The Soviet Union tried to own everything, and that ended in bread lines and total systemic collapse. There are things the government is objectively terrible at doing. Innovation in consumer tech, for example, thrives in a private market. You wouldn't want a "Government iPhone." It would be three inches thick and run on 20-year-old software.
The problem isn't private business. The problem is when we apply market logic to things that aren't markets—like justice, basic survival, and the environment.
How to Navigate a Privatized World
You can’t opt out of the privatization of everything entirely, but you can change how you interact with it. It starts with awareness.
- Check your utilities.
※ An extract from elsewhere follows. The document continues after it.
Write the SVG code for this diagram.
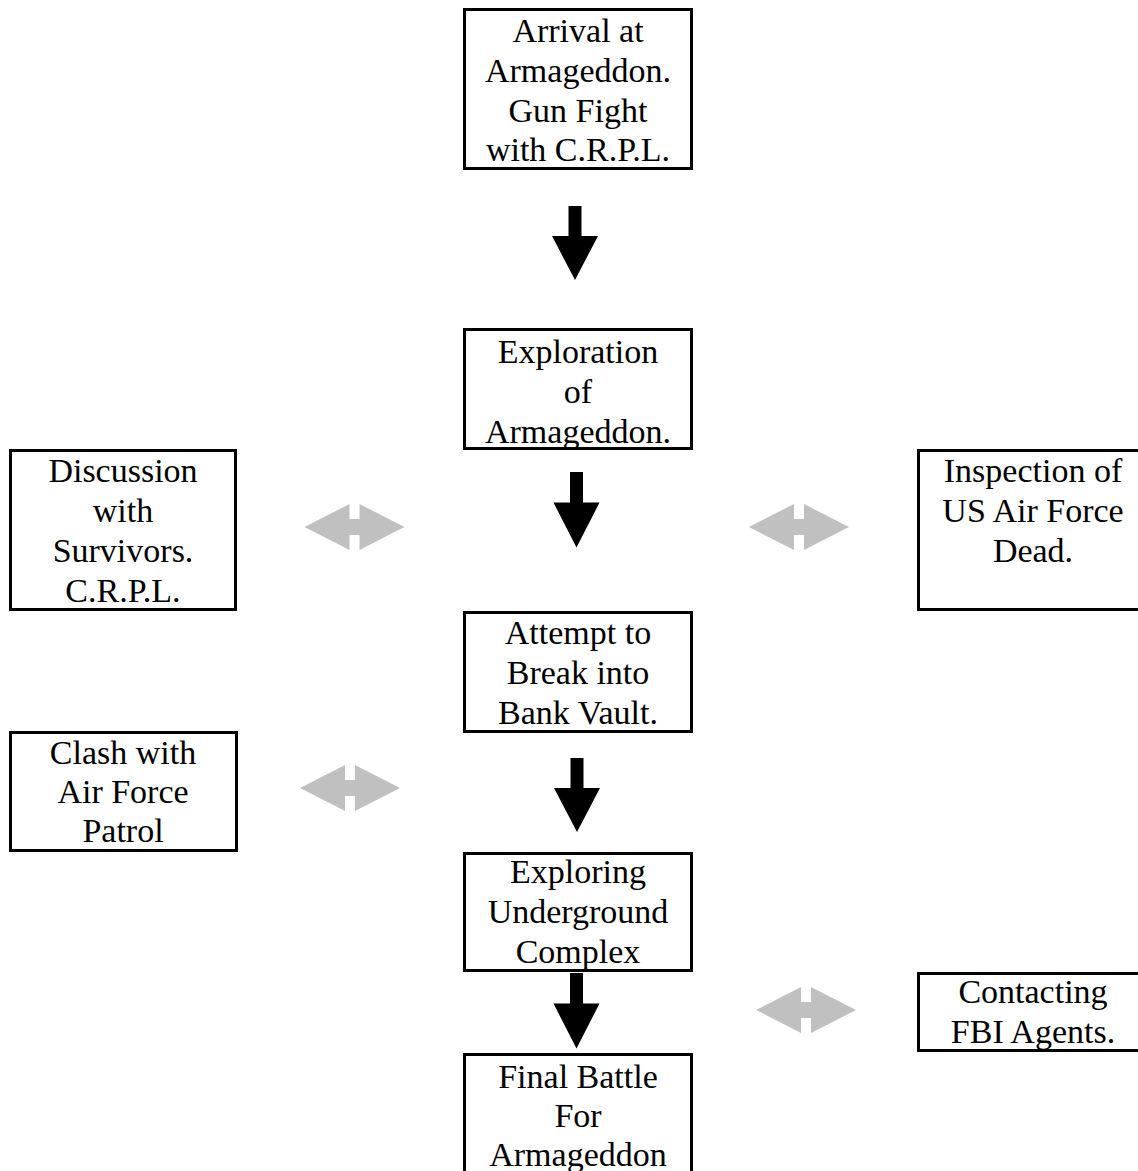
<svg xmlns="http://www.w3.org/2000/svg" width="1138" height="1171" viewBox="0 0 1138 1171">
<style>
.box{fill:#fff;stroke:#000;stroke-width:3}
.t{font-family:"Liberation Serif","Times New Roman",serif;font-size:34px;fill:#000;text-anchor:middle}
.blk{fill:#000}
.gry{fill:#c0c0c0}
</style>
<defs>
<path id="down" d="M-6.5,0 L6.5,0 L6.5,30 L23,30 L0,74 L-23,30 L-6.5,30 Z"/>
<path id="dbl" d="M-50,0 L-5,-23 L-5,-8 L5,-8 L5,-23 L50,0 L5,23 L5,8 L-5,8 L-5,23 Z"/>
</defs>
<rect width="1138" height="1171" fill="#fff"/>
<g id="connectors">
<use href="#down" class="blk" transform="translate(575,206)"/>
<use href="#down" class="blk" transform="translate(576.5,472) scale(1,1.02)"/>
<use href="#down" class="blk" transform="translate(577,758)"/>
<use href="#down" class="blk" transform="translate(576.5,973) scale(1,1.02)"/>
<use href="#dbl" class="gry" transform="translate(354.5,527)"/>
<use href="#dbl" class="gry" transform="translate(799,527)"/>
<use href="#dbl" class="gry" transform="translate(350,788)"/>
<use href="#dbl" class="gry" transform="translate(806,1010)"/>
</g>
<g id="n-arrival">
<rect class="box" x="464.5" y="9.5" width="227" height="159"/>
<text class="t" x="578" y="42">Arrival at</text>
<text class="t" x="578" y="82">Armageddon.</text>
<text class="t" x="578" y="122">Gun Fight</text>
<text class="t" x="578" y="161">with C.R.P.L.</text>
</g>
<g id="n-exploration">
<rect class="box" x="464.5" y="329.5" width="227" height="119"/>
<text class="t" x="578" y="363">Exploration</text>
<text class="t" x="578" y="403">of</text>
<text class="t" x="578" y="443">Armageddon.</text>
</g>
<g id="n-vault">
<rect class="box" x="464.5" y="612.5" width="227" height="119"/>
<text class="t" x="578" y="644">Attempt to</text>
<text class="t" x="578" y="684">Break into</text>
<text class="t" x="578" y="724">Bank Vault.</text>
</g>
<g id="n-underground">
<rect class="box" x="464.5" y="853.5" width="227" height="117"/>
<text class="t" x="578" y="883">Exploring</text>
<text class="t" x="578" y="923">Underground</text>
<text class="t" x="578" y="963">Complex</text>
</g>
<g id="n-final">
<rect class="box" x="464.5" y="1054.5" width="227" height="200"/>
<text class="t" x="578" y="1088">Final Battle</text>
<text class="t" x="578" y="1127">For</text>
<text class="t" x="578" y="1166">Armageddon</text>
</g>
<g id="n-discussion">
<rect class="box" x="10.5" y="450.5" width="225" height="159"/>
<text class="t" x="123" y="482">Discussion</text>
<text class="t" x="123" y="522">with</text>
<text class="t" x="123" y="562">Survivors.</text>
<text class="t" x="123" y="602">C.R.P.L.</text>
</g>
<g id="n-clash">
<rect class="box" x="10.5" y="732.5" width="226" height="118"/>
<text class="t" x="123" y="764">Clash with</text>
<text class="t" x="123" y="803">Air Force</text>
<text class="t" x="123" y="842">Patrol</text>
</g>
<g id="n-inspection">
<rect class="box" x="918.5" y="450.5" width="240" height="159"/>
<text class="t" x="1033" y="482">Inspection of</text>
<text class="t" x="1033" y="522">US Air Force</text>
<text class="t" x="1033" y="562">Dead.</text>
</g>
<g id="n-fbi">
<rect class="box" x="918.5" y="973.5" width="240" height="77"/>
<text class="t" x="1033" y="1003">Contacting</text>
<text class="t" x="1033" y="1043">FBI Agents.</text>
</g>
</svg>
Who owns your water and power? If it’s a private equity firm, keep a very close eye on rate hike hearings. These are often public, but nobody shows up. Show up.
- Support true public libraries. They are one of the last places on earth where you can exist without being expected to spend money. They are a miracle of the "public" model.
- Read the fine print on "public-private partnerships." These are often marketed as "free money" for cities, but they usually involve giving away decades of future revenue for a small check today.
- Advocate for "open source" infrastructure. This applies to digital life too. Using software and platforms that aren't owned by a single mega-corp helps keep the digital commons alive.
The shift toward the privatization of everything happened because we stopped seeing ourselves as "citizens" and started seeing ourselves as "consumers." A citizen has rights and a stake in the system. A consumer just has a wallet.
The next time you pay a toll or see a park with a corporate logo on it, ask yourself: who actually owns this? And more importantly, who is it being run for? If the answer is "shareholders" rather than "people," then you know exactly where we are on the map.
The best way to push back is to demand that "public" stays public. That means voting for people who value long-term community health over short-term budget fixes. It means being willing to pay taxes for things we all use, rather than paying "fees" to a company that only cares about the bottom line. It’s not about being anti-business; it’s about knowing where the market ends and society begins.
Actionable Steps for the Skeptical Citizen
Start by auditing your local landscape. Look at your city council's agenda for the words "outsourcing" or "asset monetization." These are the buzzwords for selling off public goods.
Engage with your local school board to understand how much of the "public" budget is being diverted to private vendors. Often, the food services, the busing, and even the custodial work are all privatized, leading to lower wages for workers in your community.
Finally, protect the data. In the 21st century, our collective data—traffic patterns, health trends, shopping habits—is the new "public land." Don't let it be fenced off without a fight. Use privacy-focused tools and support legislation that treats data as a public resource rather than private property.